The next stage is discerning signal from noise. As cybersecurity specialists, we are often taught to look for the absence of the normal and the presence of the abnormal – but the definition of both varies widely in network appliances.

Key challenges:

  • Telemetry choices + streaming choices = blind spots. Knowingly selecting a subset of collection, while necessary, creates gaps that need to be constantly re-assessed on the fly. Excluding /tmp from collection may be the right move to reduce noise, but leaves it as a perfect staging ground for malware. Practitioners must find ways to monitor these blind spots with lower granularity “tripwires” such as file integrity monitoring.
  • Writing detections over selected data.
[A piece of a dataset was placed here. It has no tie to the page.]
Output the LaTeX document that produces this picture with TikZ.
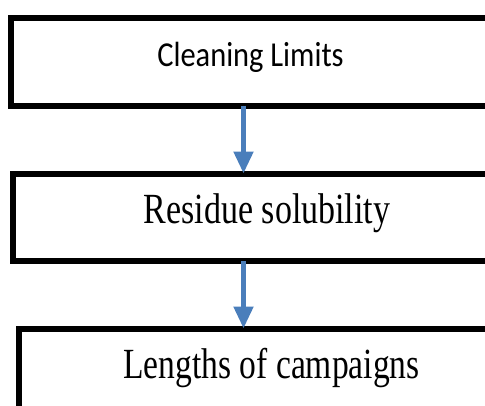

While having the subset of selected data is a good start, this is likely to still be too much noise to process. We found that at this point, detection engineering practices could then be implemented on the selected data – ideally in a normalized schema alongside other security telemetry, to promote pivoting.

Response actions

We’re talking about core network infrastructure, which does not respond well to aggressive tactics. While on a user endpoint we may think nothing of terminating a suspected rogue process or isolating a device from a network, doing either on a network appliance could have catastrophic availability impacts to a user network. In our experience, at this stage some firm guardrails, setting expectations and stopping response activity from making the incident worse, were tremendously helpful.

Key challenges:

  • Network availability impacts. “Turning it off and on again” hits different when we’re talking about an entire organization’s internet access. Implementing any response actions – scalable/automated or otherwise – must be treated as a potentially highly impactful business change, and must follow a change management process.
  • Network vs control plane (again). It matters at the point of data collection, and it matters during remediation too. Knowing where jurisdiction ends between the responder and the user of the network is vital to ensure a limit of exploitation for response actions, and a limit of exposure for any adverse impact.
  • Commercial and legal limitations. At this point, the conversation begins to expand past technical response practitioners and to members of the extended response team – particularly Legal and the executive suite. Among the questions to raise with those stakeholders: Who owns the risk if a response action disables a network? Who owns the risk if that action isn’t taken, leaving the network vulnerable?

Conclusion

Necessity is the mother of invention, and it is fair to say that Pacific Rim has shown us that there is more to do in the field of incident response for network appliances. The application of these basic principles has allowed us to protect our customers to a level that we never thought possible, but it has also identified some important limitations that practitioners need to address – some in their own organizations, some in-house at each vendor, some industry-wide. Topics such as network availability, data privacy, and limits of liability, when it comes to response actions, require not only technical but commercial and legal frameworks. Difficult as these topics may be to discuss, let alone implement, it is a conversation we must entertain in multiple venues if we are to keep up with the evolution of these threats.